Usually I rely on instinct to guide me, and that appears to be what you've done here, too. But that's for prose. You might find it helpful to glance over a rhetoric dictionary right before you write (or re-write; I'm unsure of the poetic creative process) so that the possibilities of things you can do other than "just spit it out" are fresh in your mind. I'll wager you'll find it and a rhyming dictionary as important for poetry as I find the thesaurus and dictionary for prose.

On the other hand, you might just know all of this already.....
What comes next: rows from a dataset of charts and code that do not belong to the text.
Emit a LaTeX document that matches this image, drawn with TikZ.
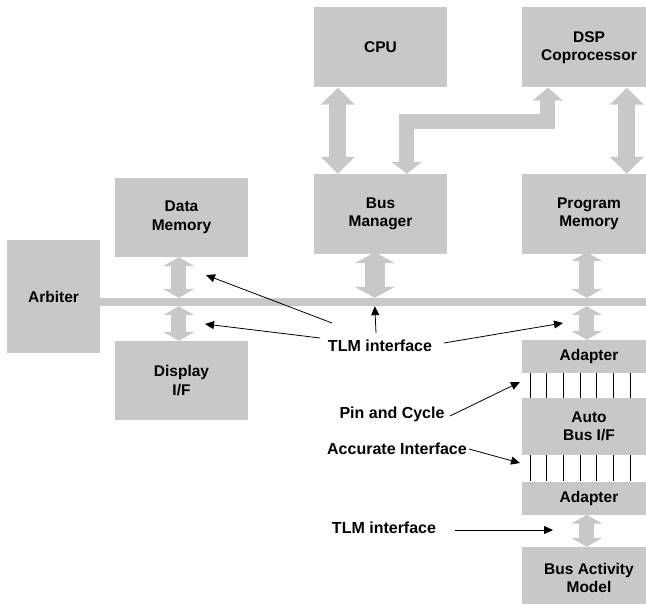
\documentclass[tikz,border=0pt]{standalone}
\usepackage{fontspec}
\setmainfont{Liberation Sans}
\usetikzlibrary{arrows.meta}
\definecolor{blockgray}{RGB}{200,200,200}
\begin{document}
\begin{tikzpicture}[x=1pt,y=-1pt,
  block/.style={fill=blockgray, inner sep=0pt, align=center,
    font=\fontsize{15.5}{18.5}\selectfont\bfseries},
  wide/.style={block, minimum width=133pt, minimum height=80pt},
  lbl/.style={inner sep=0pt, font=\fontsize{16}{19}\selectfont\bfseries},
  bigdbl/.style={draw=blockgray, line width=17pt,
    {Triangle[length=17pt,width=33pt]}-{Triangle[length=17pt,width=33pt]}},
  smalldbl/.style={draw=blockgray, line width=15pt,
    {Triangle[length=9pt,width=31pt]}-{Triangle[length=9pt,width=31pt]}},
  mgrdbl/.style={draw=blockgray, line width=20pt,
    {Triangle[length=11pt,width=40pt]}-{Triangle[length=11pt,width=40pt]}},
  elbow/.style={draw=blockgray, line width=15pt, miter limit=10,
    {Triangle[length=12pt,width=30pt]}-{Triangle[length=13pt,width=30pt]}},
  ptr/.style={draw=black, line width=0.8pt, -{Triangle[length=9pt,width=8pt]}}
]
\useasboundingbox (0,0) rectangle (646,604);
\clip (0,0) rectangle (646,604);

% blocks
\node[wide] (cpu) at (380.5,47.5) {CPU};
\node[wide, minimum width=134pt] (dsp) at (589,47.5) {DSP\\Coprocessor};
\node[wide] (bm) at (380.5,214) {Bus\\Manager};
\node[wide, minimum width=134pt] (pm) at (589,214) {Program\\Memory};
\node[wide, minimum height=79pt] (dm) at (181.5,217.5) {Data\\Memory};
\node[wide, minimum height=79pt] (disp) at (181.5,380.5) {Display\\I/F};
\node[block, minimum width=93pt, minimum height=113pt] (arb) at (53.5,296.5) {Arbiter};
\node[block, minimum width=134pt, minimum height=33pt] (ad1) at (589,356.5) {Adapter};
\node[block, minimum width=134pt, minimum height=57pt] (abif) at (589,426.5) {Auto\\Bus I/F};
\node[block, minimum width=134pt, minimum height=33pt] (ad2) at (589,498) {Adapter};
\node[block, minimum width=134pt, minimum height=62pt] (bam) at (589,578) {Bus Activity\\Model};

% bus line
\node[fill=blockgray, inner sep=0pt, minimum width=560pt, minimum height=8pt] (bus) at (380,302) {};

% pin-level wires between adapters and the interface block
\foreach \k in {0,...,7} {
  \draw[line width=0.6pt] ([xshift={8+16.667*\k}]ad1.south west) -- ([xshift={8+16.667*\k}]abif.north west);
  \draw[line width=0.6pt] ([xshift={8+16.667*\k}]abif.south west) -- ([xshift={8+16.667*\k}]ad2.north west);
}

% wide transaction arrows
\draw[bigdbl] ([xshift=24pt]cpu.south west) -- ([xshift=24pt]bm.north west);
\draw[bigdbl] ([xshift=105pt]dsp.south west) -- ([xshift=105pt]pm.north west);
\draw[elbow] ([xshift=93pt]bm.north west) -- ++(0,-52) -| ([xshift=26pt]dsp.south west);

\coordinate (dmx) at ([xshift=64pt,yshift=0pt]dm.south west);
\coordinate (bmx) at ([xshift=61pt,yshift=2pt]bm.south west);
\coordinate (pmx) at ([xshift=65pt,yshift=2pt]pm.south west);
\draw[smalldbl] (dmx) -- (dmx |- bus.north);
\draw[smalldbl] (dmx |- bus.south) -- (dmx |- disp.north);
\draw[mgrdbl] (bmx) -- (bmx |- bus.north);
\draw[smalldbl] (pmx) -- (pmx |- bus.north);
\draw[smalldbl] (pmx |- bus.south) -- (pmx |- ad1.north);
\draw[smalldbl] (pmx |- ad2.south) -- (pmx |- bam.north);

% interface labels
\node[lbl] (tlm1) at (380,346) {TLM interface};
\node[lbl] (pin) at (392,414) {Pin and Cycle};
\node[lbl] (acc) at (397,449) {Accurate Interface};
\node[lbl] (tlm2) at (384,528) {TLM interface};

\coordinate (t1a) at (376,333);
\coordinate (t1b) at (332,323);
\coordinate (t1c) at (320,338);
\coordinate (t1d) at (444,343);
\coordinate (dmtip) at (206,275);
\coordinate (disptip) at (205,324);
\coordinate (pmtip) at (563,323);
\draw[ptr] (t1a) -- (bmx |- bus.south);
\draw[ptr] (t1b) -- (dmtip);
\draw[ptr] (t1c) -- (disptip);
\draw[ptr] (t1d) -- (pmtip);

\coordinate (pintail) at (450,416);
\coordinate (pintip) at (520,382);
\coordinate (acctail) at (469,449);
\coordinate (acctip) at (520,463);
\coordinate (tlm2tail) at (455,530);
\coordinate (tlm2tip) at (553,530);
\draw[ptr] (pintail) -- (pintip);
\draw[ptr] (acctail) -- (acctip);
\draw[ptr] (tlm2tail) -- (tlm2tip);
\end{tikzpicture}
\end{document}
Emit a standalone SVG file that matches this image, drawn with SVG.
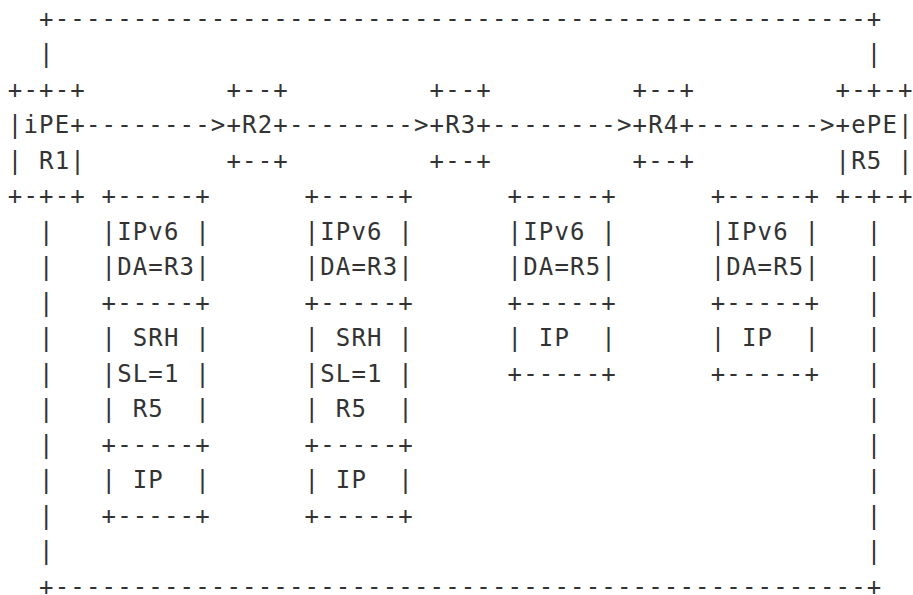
<svg xmlns="http://www.w3.org/2000/svg" width="913" height="595" viewBox="0 0 913 595">
<style>
.t{font-family:"DejaVu Sans Mono","Liberation Mono",monospace;font-size:24px;letter-spacing:1.17px;fill:#333;white-space:pre}
</style>
<rect width="913" height="595" fill="#fff"/>
<g id="diagram" xml:space="preserve">
<text class="t" x="7.8" y="26.5">  +----------------------------------------------------+</text>
<text class="t" x="7.8" y="62">  |                                                    |</text>
<text class="t" x="7.8" y="97.5">+-+-+         +--+         +--+         +--+         +-+-+</text>
<text class="t" x="7.8" y="133">|iPE+-------->+R2+-------->+R3+-------->+R4+-------->+ePE|</text>
<text class="t" x="7.8" y="168.5">| R1|         +--+         +--+         +--+         |R5 |</text>
<text class="t" x="7.8" y="204">+-+-+ +-----+      +-----+      +-----+      +-----+ +-+-+</text>
<text class="t" x="7.8" y="239.5">  |   |IPv6 |      |IPv6 |      |IPv6 |      |IPv6 |   |</text>
<text class="t" x="7.8" y="275">  |   |DA=R3|      |DA=R3|      |DA=R5|      |DA=R5|   |</text>
<text class="t" x="7.8" y="310.5">  |   +-----+      +-----+      +-----+      +-----+   |</text>
<text class="t" x="7.8" y="346">  |   | SRH |      | SRH |      | IP  |      | IP  |   |</text>
<text class="t" x="7.8" y="381.5">  |   |SL=1 |      |SL=1 |      +-----+      +-----+   |</text>
<text class="t" x="7.8" y="417">  |   | R5  |      | R5  |                             |</text>
<text class="t" x="7.8" y="452.5">  |   +-----+      +-----+                             |</text>
<text class="t" x="7.8" y="488">  |   | IP  |      | IP  |                             |</text>
<text class="t" x="7.8" y="523.5">  |   +-----+      +-----+                             |</text>
<text class="t" x="7.8" y="559">  |                                                    |</text>
<text class="t" x="7.8" y="594.5">  +----------------------------------------------------+</text>
</g>
</svg>
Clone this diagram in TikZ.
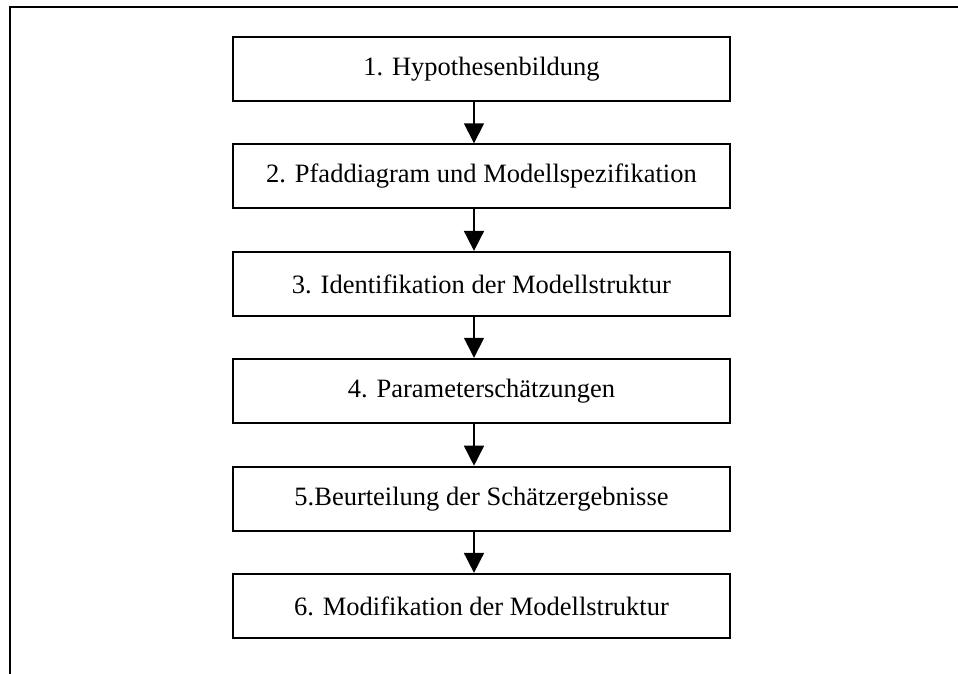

Edited by Egann, 01 December 2010 - 08:06 PM.


#5 Elvenlord

Elvenlord

    BBBFF

  • Members
  • 2,790 posts
  • Location:Polis
  • Gender:Male
  • Russia

Posted 13 July 2014 - 02:15 AM

Holy necro Batman!

 

Anyway, I wrote this one while I was out in the field doing geology work in Nevada. It actually rhymes. What.

 

 

 

Atop the mountains highs

Gilded white in snow

Far from city cries

There you shall go

 

Tower of rock and stone

Gazing out on endless peaks

Forever shall it stand alone

Like a secret castle keep

 

Listen, listen to the call

The song of lonely peace

High on mountain tall

To soft wind's piece

 

Feel of wind blowing

Carelessly through your hair

Warmth of sun glowing

Lifting your every care

 

So listen, listen for the call

Give attention, pay heed

To the calling of mountain tall

And live without need

 

 

 

Reading it again, this is kinda all over the place. It's been awhile since I wrote anything, and even longer anything in rhyme, even so simple a one.